We’d love to hear more about your work and what you are currently focused on. What else should we know?
Thanks to Switzerland I learned how to run a business and that’s so helpful in an acting career. I see myself as my own business. In fact I have my own business plan, I run my financial situation like a small company and organize my life like a CEO does. Every Friday evening I plan the next week: every rehearsal, every meeting, every call, and every minute I work on something, it’s scheduled in my calendar.

The Swiss standard of professionalism that has been engraved in me is what sets me apart. My definition of professionalism is the mix of determination, passion, and dedication. I personally think that just because there are infinite ways of creating art, it doesn’t give us any right to think that we are allowed to be late or unorganized. Every dream without a plan is just a dream. A dream is not directly achievable, but a plan is! And every step towards your plan brings you closer to your dream. I’m a big believer of one step at a time. To quote Will Smith: “You don’t go out and build a wall, you set every brick as perfectly as you can and you do that every single day and soon you’ll have a wall!” Like my dad who works in construction: I’m a bricklayer. Just not of houses, of my future.

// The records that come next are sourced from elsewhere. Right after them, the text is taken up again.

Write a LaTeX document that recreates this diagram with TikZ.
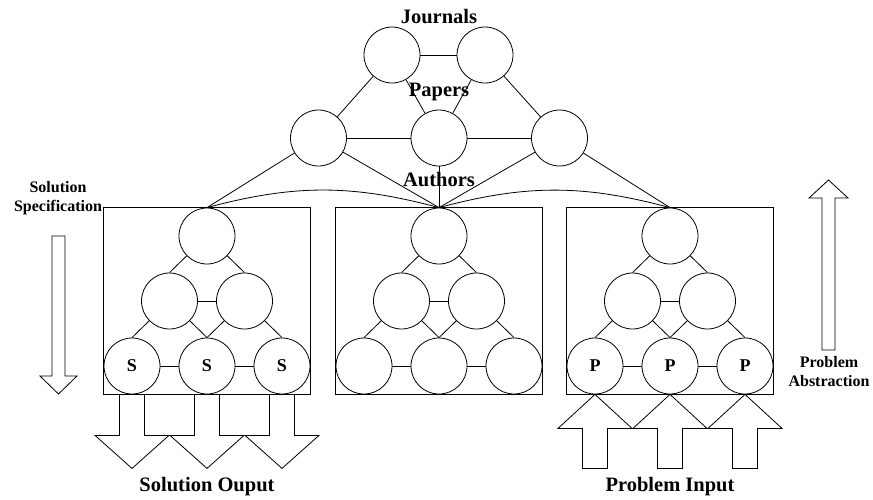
\documentclass[tikz,border=0pt]{standalone}
\usepackage{fontspec}
\setmainfont{Liberation Serif}
\usetikzlibrary{positioning,%
                fit}

\begin{document}
\begin{tikzpicture}[x=1pt,y=-1pt,line width=0.8pt]
  \tikzset{node distance = 65pt and 37.5pt, on grid}
  \tikzset{VertexStyle/.style = {circle,draw,minimum size=56pt,inner sep=0pt,
                                 font=\bfseries\fontsize{18}{18}\selectfont}}
  \tikzset{LabelStyle/.style = {font=\bfseries\fontsize{20.5}{22}\selectfont}}
  \tikzset{SideStyle/.style = {align=center,font=\bfseries\fontsize{16}{19}\selectfont}}
  \tikzset{BoxStyle/.style = {draw,inner sep=0pt}}
  \useasboundingbox (0,0) rectangle (873,499);

  % journals
  \node[VertexStyle] (j1) at (392,55) {};
  \node[VertexStyle, right=93pt of j1] (j2) {};
  % papers
  \node[VertexStyle] (p2) at (439,138) {};
  \node[VertexStyle, left=120.5pt of p2] (p1) {};
  \node[VertexStyle, right=120.5pt of p2] (p3) {};

  % authors, one tree per box
  \foreach \t/\x/\s in {l/207/S, m/439/{}, r/670/P}{
    \node[VertexStyle] (\t1) at (\x,236) {};
    \node[VertexStyle, below left=of \t1] (\t2) {};
    \node[VertexStyle, below right=of \t1] (\t3) {};
    \node[VertexStyle, below left=of \t2] (\t4) {\s};
    \node[VertexStyle, below right=of \t2] (\t5) {\s};
    \node[VertexStyle, below right=of \t3] (\t6) {\s};
    \node[BoxStyle, fit=(\t1)(\t4)(\t6)] (\t box) {};
    \draw (\t1) -- (\t2.north);
    \draw (\t1) -- (\t3.north);
    \draw (\t2) -- (\t3);
    \draw (\t2) -- (\t4.north);
    \draw (\t2) -- (\t5.north);
    \draw (\t3) -- (\t5.north);
    \draw (\t3) -- (\t6.north);
    \draw (\t4) -- (\t5);
    \draw (\t5) -- (\t6);
  }

  \draw (j1) -- (j2);
  \draw (j1) -- (p1);
  \draw (j1) -- (p2);
  \draw (j2) -- (p2);
  \draw (j2) -- (p3);
  \draw (p1) -- (p2);
  \draw (p2) -- (p3);
  \draw (p1) -- (l1.north);
  \draw (p1) -- (m1.north);
  \draw (p2) -- (m1.north);
  \draw (p3) -- (m1.north);
  \draw (p3) -- (r1.north);
  \draw (l1.north) to[bend left=15] (m1.north);
  \draw (r1.north) to[bend right=15] (m1.north);

  % output and input arrows
  \foreach \n in {l4,l5,l6}
    \draw (\n.south) ++(-12.5,0) -- ++(0,41) -- ++(-24.5,0) -- ++(37,33)
          -- ++(37,-33) -- ++(-24.5,0) -- ++(0,-41);
  \foreach \n in {r4,r5,r6}
    \draw (\n.south) ++(-12.5,74) -- ++(0,-40) -- ++(-24.5,0) -- ++(37,-34)
          -- ++(37,34) -- ++(-24.5,0) -- ++(0,40) -- cycle;

  % side arrows
  \draw (52,236) -- (52,376) -- (40,376) -- (58.5,394) -- (77,376)
        -- (65,376) -- (65,236) -- cycle;
  \draw (822,350) -- (822,198) -- (809,198) -- (828.5,180) -- (848,198)
        -- (835,198) -- (835,350) -- cycle;

  % labels
  \node[LabelStyle] (journals) at (439,17) {Journals};
  \node[LabelStyle] (papers) at (439,92) {Papers};
  \node[LabelStyle] (authors) at (439,180) {Authors};
  \node[LabelStyle] (solout) at (207,487) {Solution Ouput};
  \node[LabelStyle] (probin) at (670,487) {Problem Input};
  \node[SideStyle] (solspec) at (58,198) {Solution\\Specification};
  \node[SideStyle] (probabs) at (829,372) {Problem\\Abstraction};
\end{tikzpicture}
\end{document}
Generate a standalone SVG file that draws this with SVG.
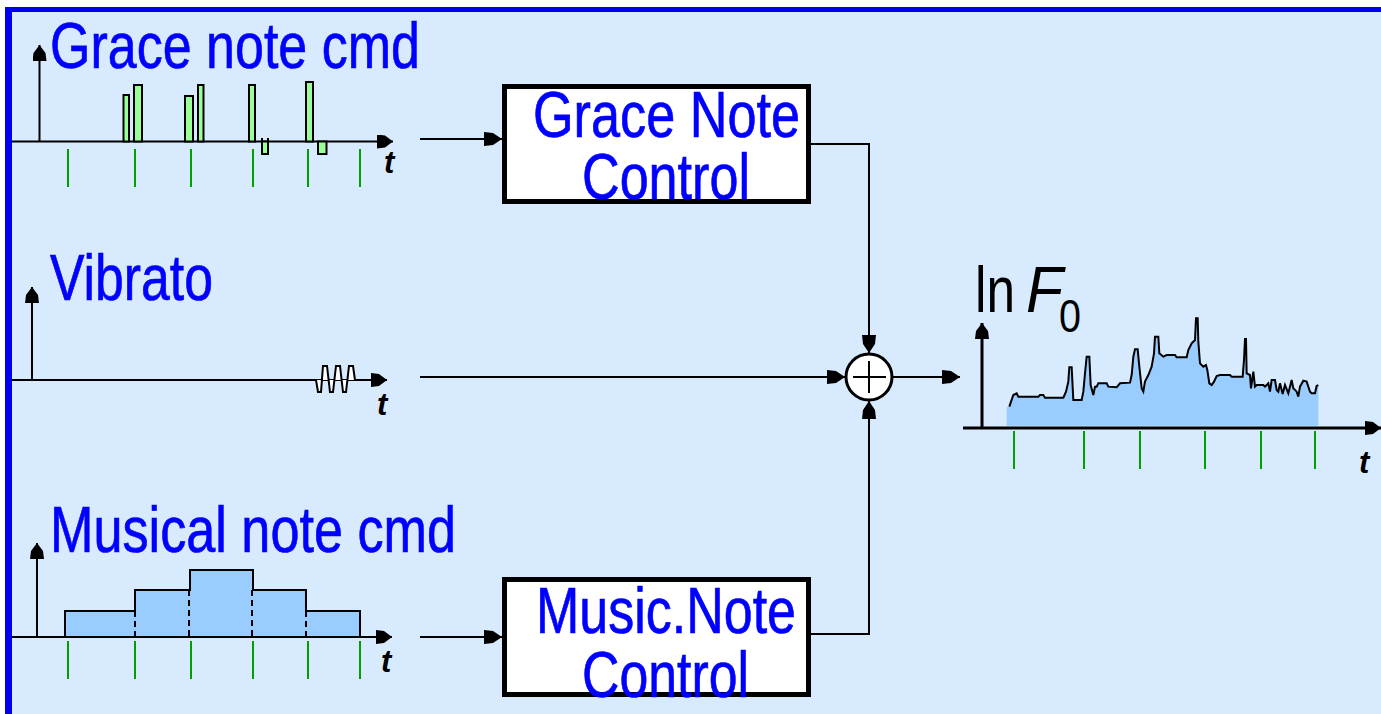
<svg xmlns="http://www.w3.org/2000/svg" width="1381" height="714" viewBox="0 0 1381 714">
<style>
.lbl{font-family:"Liberation Sans",Arial,sans-serif;font-size:65px;fill:#0000ff;stroke:#0000ff;stroke-width:0.7}
.blk{font-family:"Liberation Sans",Arial,sans-serif;fill:#000}
.tl{font-family:"Liberation Sans",Arial,sans-serif;font-size:31px;font-style:italic;font-weight:bold;fill:#000}
.ax{stroke:#000;stroke-width:2;fill:none}
.tick{stroke:#00a000;stroke-width:2}
.bar{fill:#99ff99;stroke:#000;stroke-width:2}
.box{fill:#fff;stroke:#000;stroke-width:5}
.con{stroke:#000;stroke-width:2;fill:none}
</style>
<defs>
<marker id="ah" markerUnits="userSpaceOnUse" markerWidth="18" markerHeight="16" refX="18" refY="8" orient="auto">
<path d="M0,1 L9,2 L18,8 L9,14 L0,15 Z" fill="#000"/>
</marker>
<marker id="axh" markerUnits="userSpaceOnUse" markerWidth="16" markerHeight="14" refX="16" refY="7" orient="auto">
<path d="M0,0 L8,1 L16,7 L8,13 L0,14 Z" fill="#000"/>
</marker>
</defs>
<rect x="0" y="0" width="1381" height="714" fill="#fff"/>
<rect x="5" y="7" width="1376" height="707" fill="#d8eafd"/>
<rect x="5" y="7" width="1376" height="5" fill="#0000ee"/>
<rect x="5" y="7" width="7" height="707" fill="#0000ee"/>

<g id="grace-cmd">
<text class="lbl" x="50" y="68" textLength="370" lengthAdjust="spacingAndGlyphs">Grace note cmd</text>
<line class="ax" x1="39.5" y1="141.5" x2="39.5" y2="45" marker-end="url(#axh)"/>
<line class="ax" x1="12" y1="141.5" x2="393" y2="141.5" marker-end="url(#axh)"/>
<rect class="bar" x="123.5" y="95" width="5.5" height="46.5"/>
<rect class="bar" x="134" y="85" width="8" height="56.5"/>
<rect class="bar" x="185" y="96" width="8" height="45.5"/>
<rect class="bar" x="198" y="85" width="5.5" height="56.5"/>
<rect class="bar" x="249" y="85" width="6" height="56.5"/>
<rect class="bar" x="262" y="141.5" width="6" height="12.5"/>
<line class="ax" x1="262" y1="138" x2="262" y2="141.5"/>
<line class="ax" x1="268" y1="138" x2="268" y2="141.5"/>
<rect class="bar" x="306" y="82" width="7" height="59.5"/>
<rect class="bar" x="318" y="141.5" width="8.5" height="12.5"/>
<g class="tick">
<line x1="68" y1="149" x2="68" y2="187"/><line x1="135" y1="149" x2="135" y2="187"/><line x1="191" y1="149" x2="191" y2="187"/><line x1="253" y1="149" x2="253" y2="187"/><line x1="308" y1="149" x2="308" y2="187"/><line x1="360" y1="149" x2="360" y2="187"/>
</g>
<text class="tl" x="384" y="173">t</text>
</g>

<g id="vibrato">
<text class="lbl" x="50" y="300" textLength="163" lengthAdjust="spacingAndGlyphs">Vibrato</text>
<line class="ax" x1="32" y1="380" x2="32" y2="287" marker-end="url(#axh)"/>
<line class="ax" x1="12" y1="380" x2="387" y2="380" marker-end="url(#axh)"/>
<path d="M316,380 L318,392 L321,392 L323,366 L327,366 L330,392 L333,392 L336,366 L340,366 L343,392 L346,392 L349,366 L353,366 L355,380" fill="#fff" stroke="#000" stroke-width="2"/>
<text class="tl" x="377" y="415">t</text>
</g>

<g id="musical-cmd">
<text class="lbl" x="50" y="552" textLength="406" lengthAdjust="spacingAndGlyphs">Musical note cmd</text>
<path d="M65,637 L65,611 L135,611 L135,590 L190,590 L190,570 L253,570 L253,590 L306,590 L306,611 L360,611 L360,637" fill="#99ccff" stroke="#000" stroke-width="2"/>
<g stroke="#000" stroke-width="2" stroke-dasharray="6,4">
<line x1="135" y1="611" x2="135" y2="637"/>
<line x1="189" y1="590" x2="189" y2="637"/>
<line x1="252" y1="590" x2="252" y2="637"/>
<line x1="306" y1="611" x2="306" y2="637"/>
</g>
<line class="ax" x1="37" y1="637" x2="37" y2="543" marker-end="url(#axh)"/>
<line class="ax" x1="12" y1="637" x2="392" y2="637" marker-end="url(#axh)"/>
<g class="tick">
<line x1="68" y1="641" x2="68" y2="679"/><line x1="135" y1="641" x2="135" y2="679"/><line x1="191" y1="641" x2="191" y2="679"/><line x1="253" y1="641" x2="253" y2="679"/><line x1="308" y1="641" x2="308" y2="679"/><line x1="360" y1="641" x2="360" y2="679"/>
</g>
<text class="tl" x="381" y="672">t</text>
</g>

<g id="grace-control">
<rect class="box" x="504.5" y="86.5" width="304" height="115"/>
<text class="lbl" x="533" y="137" textLength="267" lengthAdjust="spacingAndGlyphs">Grace Note</text>
<text class="lbl" x="582" y="199" textLength="168" lengthAdjust="spacingAndGlyphs">Control</text>
</g>

<g id="music-control">
<rect class="box" x="504.5" y="579.5" width="304" height="115"/>
<text class="lbl" x="536" y="633" textLength="260" lengthAdjust="spacingAndGlyphs">Music.Note</text>
<text class="lbl" x="582" y="697" textLength="167" lengthAdjust="spacingAndGlyphs">Control</text>
</g>

<g id="sum">
<circle cx="869" cy="377" r="23" fill="#fff" stroke="#000" stroke-width="3"/>
<line x1="853" y1="377" x2="886" y2="377" stroke="#000" stroke-width="2"/>
<line x1="869" y1="361" x2="869" y2="393" stroke="#000" stroke-width="2"/>
</g>

<g id="output">
<text class="blk" x="975" y="312" font-size="64" textLength="40" lengthAdjust="spacingAndGlyphs">ln</text>
<text class="blk" x="1026" y="312" font-size="64" font-style="italic" textLength="37" lengthAdjust="spacingAndGlyphs">F</text>
<text class="blk" x="1059" y="332" font-size="47" textLength="22" lengthAdjust="spacingAndGlyphs">0</text>
<g transform="translate(950,260) scale(0.33333)">
<path d="M170,497 L170,440 L178,440 L190,405 L200,400 L205,410 L265,410 L270,405 L280,405 L285,413 L340,413 L348,395 L355,365 L358,322 L365,322 L370,420 L395,420 L400,395 L405,340 L410,290 L418,290 L422,375 L430,405 L435,380 L440,380 L445,370 L470,370 L475,380 L500,382 L510,370 L540,368 L545,345 L550,290 L555,268 L563,268 L568,320 L575,385 L580,395 L585,365 L595,345 L605,320 L612,280 L615,230 L625,230 L628,280 L640,290 L650,285 L675,285 L680,292 L710,292 L715,270 L725,250 L735,240 L738,175 L743,175 L745,245 L750,310 L760,320 L768,315 L772,330 L778,370 L785,375 L792,365 L800,348 L810,345 L840,345 L845,350 L878,350 L882,300 L885,237 L888,237 L890,340 L900,345 L903,385 L910,335 L915,380 L920,375 L940,375 L945,380 L955,370 L960,395 L965,360 L975,360 L980,390 L985,395 L990,370 L998,402 L1005,375 L1015,400 L1025,360 L1030,385 L1040,395 L1045,410 L1050,380 L1060,362 L1070,365 L1080,395 L1085,400 L1095,400 L1100,378 L1105,375 L1105,497 Z" fill="#99ccff"/>
<path d="M178,440 L190,405 L200,400 L205,410 L265,410 L270,405 L280,405 L285,413 L340,413 L348,395 L355,365 L358,322 L365,322 L370,420 L395,420 L400,395 L405,340 L410,290 L418,290 L422,375 L430,405 L435,380 L440,380 L445,370 L470,370 L475,380 L500,382 L510,370 L540,368 L545,345 L550,290 L555,268 L563,268 L568,320 L575,385 L580,395 L585,365 L595,345 L605,320 L612,280 L615,230 L625,230 L628,280 L640,290 L650,285 L675,285 L680,292 L710,292 L715,270 L725,250 L735,240 L738,175 L743,175 L745,245 L750,310 L760,320 L768,315 L772,330 L778,370 L785,375 L792,365 L800,348 L810,345 L840,345 L845,350 L878,350 L882,300 L885,237 L888,237 L890,340 L900,345 L903,385 L910,335 L915,380 L920,375 L940,375 L945,380 L955,370 L960,395 L965,360 L975,360 L980,390 L985,395 L990,370 L998,402 L1005,375 L1015,400 L1025,360 L1030,385 L1040,395 L1045,410 L1050,380 L1060,362 L1070,365 L1080,395 L1085,400 L1095,400 L1100,378 L1105,375" fill="none" stroke="#000" stroke-width="2" vector-effect="non-scaling-stroke"/>
</g>
<line x1="982" y1="428" x2="982" y2="323" stroke="#000" stroke-width="3" marker-end="url(#axh)"/>
<line x1="963" y1="428" x2="1381" y2="428" stroke="#000" stroke-width="3" marker-end="url(#axh)"/>
<g class="tick">
<line x1="1014" y1="431" x2="1014" y2="469"/><line x1="1084" y1="431" x2="1084" y2="469"/><line x1="1140" y1="431" x2="1140" y2="469"/><line x1="1205" y1="431" x2="1205" y2="469"/><line x1="1261" y1="431" x2="1261" y2="469"/><line x1="1315" y1="431" x2="1315" y2="469"/>
</g>
<text class="tl" x="1359" y="473">t</text>
</g>

<g id="connectors">
<line class="con" x1="420" y1="139" x2="502" y2="139" marker-end="url(#ah)"/>
<polyline class="con" points="811,144 869,144 869,353" marker-end="url(#ah)"/>
<line class="con" x1="420" y1="377" x2="845" y2="377" marker-end="url(#ah)"/>
<line class="con" x1="420" y1="637" x2="502" y2="637" marker-end="url(#ah)"/>
<polyline class="con" points="811,634 869,634 869,401" marker-end="url(#ah)"/>
<line class="con" x1="893" y1="377" x2="960" y2="377" marker-end="url(#ah)"/>
</g>
</svg>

So, what’s next? Any big plans?
In July I’m going to start the American Academy of Dramatic Arts – Company year. So from July to April, I’ll be working of different shows that will take place at the LA Campus of AADA.

As an actor from outside the US, I know that currently my target is going for foreign characters. Luckily, I speak three languages fluently and I can do almost every European accent perfectly. To keep improving and benefitting fully off the way I look, I’m avidly working on new accents/dialects such as middle eastern and Hispanic.